• Work instructions: Output the lines exactly, from the one where "Recreate this image" appears through the one where "const captionLine2 = 'on ARS';" appears. Images are left out.

• Recorded information:
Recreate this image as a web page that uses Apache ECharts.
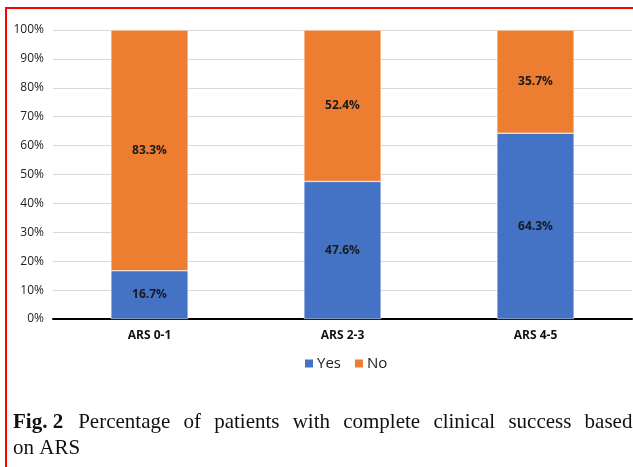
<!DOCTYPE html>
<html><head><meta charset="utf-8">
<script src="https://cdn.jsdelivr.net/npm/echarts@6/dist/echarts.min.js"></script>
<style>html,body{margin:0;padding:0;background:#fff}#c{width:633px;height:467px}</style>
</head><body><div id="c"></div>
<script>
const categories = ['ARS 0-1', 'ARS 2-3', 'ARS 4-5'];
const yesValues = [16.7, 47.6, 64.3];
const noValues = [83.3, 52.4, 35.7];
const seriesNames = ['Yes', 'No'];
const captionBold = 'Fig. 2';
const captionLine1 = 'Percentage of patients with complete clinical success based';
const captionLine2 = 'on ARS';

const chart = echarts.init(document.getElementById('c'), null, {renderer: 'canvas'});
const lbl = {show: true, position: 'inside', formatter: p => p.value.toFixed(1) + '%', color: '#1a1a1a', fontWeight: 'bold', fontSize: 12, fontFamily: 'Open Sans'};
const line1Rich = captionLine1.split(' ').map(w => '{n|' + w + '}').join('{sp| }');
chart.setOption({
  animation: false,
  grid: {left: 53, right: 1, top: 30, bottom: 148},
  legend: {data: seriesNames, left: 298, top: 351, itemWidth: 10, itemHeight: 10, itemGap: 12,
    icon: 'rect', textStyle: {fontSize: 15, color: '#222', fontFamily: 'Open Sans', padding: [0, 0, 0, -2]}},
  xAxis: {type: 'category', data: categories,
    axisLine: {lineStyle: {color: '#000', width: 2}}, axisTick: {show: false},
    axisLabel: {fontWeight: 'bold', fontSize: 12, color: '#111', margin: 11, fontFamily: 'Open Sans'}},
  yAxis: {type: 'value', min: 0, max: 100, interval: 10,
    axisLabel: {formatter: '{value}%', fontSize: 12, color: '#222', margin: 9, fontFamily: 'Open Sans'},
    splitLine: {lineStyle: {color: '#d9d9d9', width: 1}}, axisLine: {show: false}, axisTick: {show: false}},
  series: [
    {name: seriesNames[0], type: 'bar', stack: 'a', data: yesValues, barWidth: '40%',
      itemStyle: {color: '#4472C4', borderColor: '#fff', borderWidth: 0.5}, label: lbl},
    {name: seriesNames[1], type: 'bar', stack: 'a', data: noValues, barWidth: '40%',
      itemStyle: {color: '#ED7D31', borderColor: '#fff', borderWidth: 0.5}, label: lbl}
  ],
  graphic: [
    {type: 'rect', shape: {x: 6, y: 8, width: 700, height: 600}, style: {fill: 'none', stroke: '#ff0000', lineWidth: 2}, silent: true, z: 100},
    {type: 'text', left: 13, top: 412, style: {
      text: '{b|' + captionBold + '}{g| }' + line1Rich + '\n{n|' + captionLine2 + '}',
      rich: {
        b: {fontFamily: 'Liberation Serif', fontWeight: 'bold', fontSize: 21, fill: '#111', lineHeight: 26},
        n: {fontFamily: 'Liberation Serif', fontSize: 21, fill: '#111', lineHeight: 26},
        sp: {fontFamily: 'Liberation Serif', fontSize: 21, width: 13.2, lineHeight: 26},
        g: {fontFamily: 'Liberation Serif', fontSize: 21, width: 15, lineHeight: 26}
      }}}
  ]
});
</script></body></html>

---

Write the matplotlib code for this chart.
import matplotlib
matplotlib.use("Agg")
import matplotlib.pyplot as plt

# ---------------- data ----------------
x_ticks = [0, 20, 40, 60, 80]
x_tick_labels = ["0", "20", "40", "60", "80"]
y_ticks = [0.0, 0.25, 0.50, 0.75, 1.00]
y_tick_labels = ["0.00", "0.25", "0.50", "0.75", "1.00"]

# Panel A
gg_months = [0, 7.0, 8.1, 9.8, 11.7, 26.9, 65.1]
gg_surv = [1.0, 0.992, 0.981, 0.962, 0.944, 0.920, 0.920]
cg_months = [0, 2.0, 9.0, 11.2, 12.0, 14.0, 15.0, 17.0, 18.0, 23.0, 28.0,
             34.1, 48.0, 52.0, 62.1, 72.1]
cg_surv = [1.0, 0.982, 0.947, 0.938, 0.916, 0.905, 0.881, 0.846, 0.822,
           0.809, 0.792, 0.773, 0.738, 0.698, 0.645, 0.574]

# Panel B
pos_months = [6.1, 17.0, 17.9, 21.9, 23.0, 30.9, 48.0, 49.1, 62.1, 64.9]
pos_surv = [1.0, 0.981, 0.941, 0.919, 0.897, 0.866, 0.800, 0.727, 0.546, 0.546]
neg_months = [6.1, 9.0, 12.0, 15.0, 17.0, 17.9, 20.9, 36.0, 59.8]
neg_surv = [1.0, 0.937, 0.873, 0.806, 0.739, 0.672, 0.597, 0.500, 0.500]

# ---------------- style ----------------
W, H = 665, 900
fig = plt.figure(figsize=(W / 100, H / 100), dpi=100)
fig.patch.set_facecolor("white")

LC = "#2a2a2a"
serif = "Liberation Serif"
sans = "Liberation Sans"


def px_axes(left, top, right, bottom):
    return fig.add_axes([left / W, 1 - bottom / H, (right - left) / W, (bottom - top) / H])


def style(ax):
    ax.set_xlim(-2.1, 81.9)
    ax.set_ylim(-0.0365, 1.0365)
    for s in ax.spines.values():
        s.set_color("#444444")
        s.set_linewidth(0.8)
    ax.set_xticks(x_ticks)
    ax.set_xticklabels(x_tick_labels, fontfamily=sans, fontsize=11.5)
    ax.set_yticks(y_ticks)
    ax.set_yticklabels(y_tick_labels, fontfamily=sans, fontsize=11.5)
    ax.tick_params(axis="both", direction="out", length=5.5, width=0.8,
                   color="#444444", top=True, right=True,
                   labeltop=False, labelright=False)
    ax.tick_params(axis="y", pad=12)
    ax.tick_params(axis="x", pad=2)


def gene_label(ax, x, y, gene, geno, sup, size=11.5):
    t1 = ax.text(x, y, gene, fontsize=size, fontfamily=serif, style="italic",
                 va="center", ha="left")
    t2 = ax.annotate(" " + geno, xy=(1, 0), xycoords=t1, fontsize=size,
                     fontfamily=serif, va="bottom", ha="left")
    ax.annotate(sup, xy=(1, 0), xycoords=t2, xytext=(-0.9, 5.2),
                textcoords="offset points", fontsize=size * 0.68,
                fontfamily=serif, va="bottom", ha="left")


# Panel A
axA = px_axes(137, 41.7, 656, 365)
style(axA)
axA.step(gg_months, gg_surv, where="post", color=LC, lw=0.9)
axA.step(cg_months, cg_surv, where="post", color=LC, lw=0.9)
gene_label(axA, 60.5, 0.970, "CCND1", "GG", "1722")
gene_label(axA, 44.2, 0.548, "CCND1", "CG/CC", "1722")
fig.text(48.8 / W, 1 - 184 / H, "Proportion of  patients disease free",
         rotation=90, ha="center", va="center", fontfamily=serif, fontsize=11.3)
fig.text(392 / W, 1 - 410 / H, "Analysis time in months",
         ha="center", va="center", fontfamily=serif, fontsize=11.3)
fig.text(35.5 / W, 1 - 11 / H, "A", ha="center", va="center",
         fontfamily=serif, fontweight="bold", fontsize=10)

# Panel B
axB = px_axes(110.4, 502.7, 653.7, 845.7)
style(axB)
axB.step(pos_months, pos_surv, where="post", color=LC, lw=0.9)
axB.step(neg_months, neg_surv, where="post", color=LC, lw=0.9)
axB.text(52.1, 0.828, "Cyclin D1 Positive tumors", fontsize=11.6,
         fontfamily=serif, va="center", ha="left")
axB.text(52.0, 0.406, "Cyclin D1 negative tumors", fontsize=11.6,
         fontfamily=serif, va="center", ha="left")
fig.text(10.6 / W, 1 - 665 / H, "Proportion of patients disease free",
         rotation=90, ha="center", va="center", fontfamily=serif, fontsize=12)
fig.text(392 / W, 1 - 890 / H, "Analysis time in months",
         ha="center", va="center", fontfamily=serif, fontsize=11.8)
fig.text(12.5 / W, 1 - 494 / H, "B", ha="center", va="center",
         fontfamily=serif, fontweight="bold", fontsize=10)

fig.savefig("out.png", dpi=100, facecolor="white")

• Reply:
Recreate this image as a web page that uses Apache ECharts.
<!DOCTYPE html>
<html><head><meta charset="utf-8">
<script src="https://cdn.jsdelivr.net/npm/echarts@6/dist/echarts.min.js"></script>
<style>html,body{margin:0;padding:0;background:#fff}#c{width:633px;height:467px}</style>
</head><body><div id="c"></div>
<script>
const categories = ['ARS 0-1', 'ARS 2-3', 'ARS 4-5'];
const yesValues = [16.7, 47.6, 64.3];
const noValues = [83.3, 52.4, 35.7];
const seriesNames = ['Yes', 'No'];
const captionBold = 'Fig. 2';
const captionLine1 = 'Percentage of patients with complete clinical success based';
const captionLine2 = 'on ARS';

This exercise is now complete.